O surgimento do encanador, no momento em que o pianista momentaneamente se ausenta, é o mote para embates divertidíssimos entre o viés popular, popularesco do personagem e as pretensões de diva da cantora. Os contrastes entre os dois personagens, sutilmente se transforma em condescendência, em identificação e, claro, em atração. O jogo entre as revelações das personagens e suas fracassadas tentativas de comedimento é ao mesmo tempo hilário em diversos momentos,  e cheio de doçura em outros. Há uma brutalidade e uma violência que parece se dissolver na aproximação dos dois. Isso, apenas até o limite do retorno do pianista, que sem querer os transporta novamente ao mundo de distâncias e impessoalidade dos prestadores de serviço.

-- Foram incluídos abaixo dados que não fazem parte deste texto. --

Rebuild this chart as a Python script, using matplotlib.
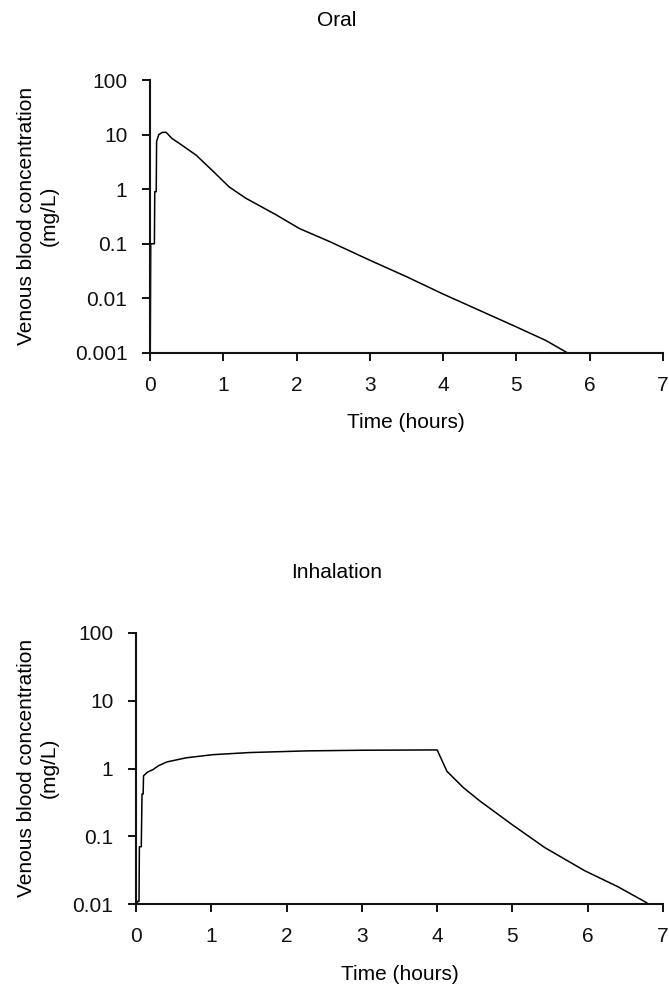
import matplotlib
matplotlib.use('Agg')
import matplotlib.pyplot as plt
from matplotlib.ticker import FixedLocator, FixedFormatter

plt.rcParams['font.family'] = ['Liberation Sans', 'DejaVu Sans']
plt.rcParams['font.size'] = 15

# oral exposure: time (h) and venous blood concentration (mg/L)
oral_time = [0.0, 0.01, 0.06, 0.065, 0.085, 0.09, 0.12, 0.17, 0.22, 0.3, 0.4,
             0.63, 0.85, 1.08, 1.31, 1.72, 2.04, 2.45, 3.0, 3.5, 4.0, 4.5,
             5.0, 5.4, 5.7, 5.75]
oral_conc = [0.0001, 0.1, 0.1, 0.9, 0.9, 7.5, 10.0, 11.0, 11.0, 8.5, 6.9,
             4.2, 2.2, 1.1, 0.68, 0.34, 0.19, 0.11, 0.05, 0.025, 0.012, 0.006,
             0.003, 0.0017, 0.001, 0.0009]

# inhalation exposure
inh_time = [0.0, 0.02, 0.04, 0.045, 0.07, 0.08, 0.095, 0.1, 0.15, 0.23, 0.3,
            0.41, 0.67, 1.02, 1.51, 2.27, 3.0, 4.0, 4.13, 4.35, 4.57, 4.99,
            5.43, 5.96, 6.4, 6.78, 6.85]
inh_conc = [0.001, 0.011, 0.011, 0.07, 0.07, 0.42, 0.42, 0.78, 0.88, 0.97, 1.1,
            1.25, 1.44, 1.6, 1.72, 1.82, 1.86, 1.88, 0.91, 0.52, 0.33, 0.15,
            0.068, 0.031, 0.018, 0.0105, 0.009]

x_ticks = [0, 1, 2, 3, 4, 5, 6, 7]
oral_yticks = [0.001, 0.01, 0.1, 1, 10, 100]
oral_ylabels = ['0.001', '0.01', '0.1', '1', '10', '100']
inh_yticks = [0.01, 0.1, 1, 10, 100]
inh_ylabels = ['0.01', '0.1', '1', '10', '100']

fig = plt.figure(figsize=(6.69, 9.86), dpi=100)
ax1 = fig.add_axes([150 / 669, 1 - 353 / 986, 513 / 669, 273 / 986])
ax2 = fig.add_axes([136 / 669, 1 - 904 / 986, 527 / 669, 271 / 986])


def style_axis(ax, yticks, ylabels, ylim):
    ax.set_yscale('log')
    ax.set_xlim(0, 7)
    ax.set_ylim(*ylim)
    ax.xaxis.set_major_locator(FixedLocator(x_ticks))
    ax.xaxis.set_major_formatter(FixedFormatter([str(t) for t in x_ticks]))
    ax.yaxis.set_major_locator(FixedLocator(yticks))
    ax.yaxis.set_major_formatter(FixedFormatter(ylabels))
    ax.yaxis.set_minor_locator(FixedLocator([]))
    for side in ['top', 'right']:
        ax.spines[side].set_visible(False)
    for side in ['left', 'bottom']:
        ax.spines[side].set_linewidth(1.5)
        ax.spines[side].set_color('#111111')
    ax.tick_params(axis='both', direction='out', length=5.8, width=1.4,
                   color='#111111', labelcolor='#111111')
    ax.tick_params(axis='x', pad=11)
    ax.tick_params(axis='y', pad=10.5)


ax1.plot(oral_time, oral_conc, color='black', lw=1.1)
style_axis(ax1, oral_yticks, oral_ylabels, (0.001, 100))

ax2.plot(inh_time, inh_conc, color='black', lw=1.1)
style_axis(ax2, inh_yticks, inh_ylabels, (0.01, 100))

ylab = 'Venous blood concentration\n(mg/L)'
fig.text(337 / 669, 1 - 20 / 986, 'Oral', ha='center', va='center')
fig.text(406 / 669, 1 - 413 / 986, 'Time (hours)', ha='center', va='top')
fig.text(38 / 669, 1 - 216 / 986, ylab, ha='center', va='center',
         rotation=90, multialignment='center', linespacing=1.2)

fig.text(337 / 669, 1 - 572 / 986, 'Inhalation', ha='center', va='center')
fig.text(400 / 669, 1 - 965 / 986, 'Time (hours)', ha='center', va='top')
fig.text(38 / 669, 1 - 768 / 986, ylab, ha='center', va='center',
         rotation=90, multialignment='center', linespacing=1.2)

fig.savefig('out.png', dpi=100)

O texto que fecha a coletânea é Dois pou um bordeaux, onde um casal faz do jogo imaginativo entre eles uma estratégia de aproximação e embate, deixando o leitor em suspense, em busca de indícios que revelem se os fatos narrados fazem parte das fantasias do casal ou se, dentro do enredo ficcional criado para cena, são reais. A ambivalência entre entre ficção dentro da ficção, entre verdades cruéis que se revelam invenção, desenham um relação de doentia cumplicidade, onde para ficarem juntos, dinâmicas de aproximação e afastamento, acusação e subserviência são também um jogo de sedução.

O jogo da sedução, do desnudamento, da invenção e da mentira convencionada são procedimentos criativos exacerbados pelo autor, utilizados em várias nuances em diversos contextos. Parece, por vezes, que pairamos, como leitores, no espaço indefinido, duvidoso, impalpável entre a brincadeira inocente de amigos que fingem para se divertir e a mentira deslavada, motivada pela autopreservação ou pelo desejo sensual. Essas indefinições, esse terreno nebuloso, talvez seja uma das sensações mais recorrentes desses quatro textos de Ed Anderson, uma sensação de névoa noturna, cigarros acesos, garrafas de vinho enchendo continuamente taças para bocas sedentas e, ao fundo, a música e o ruído da agulha arranhando leve um vinil na vitrola.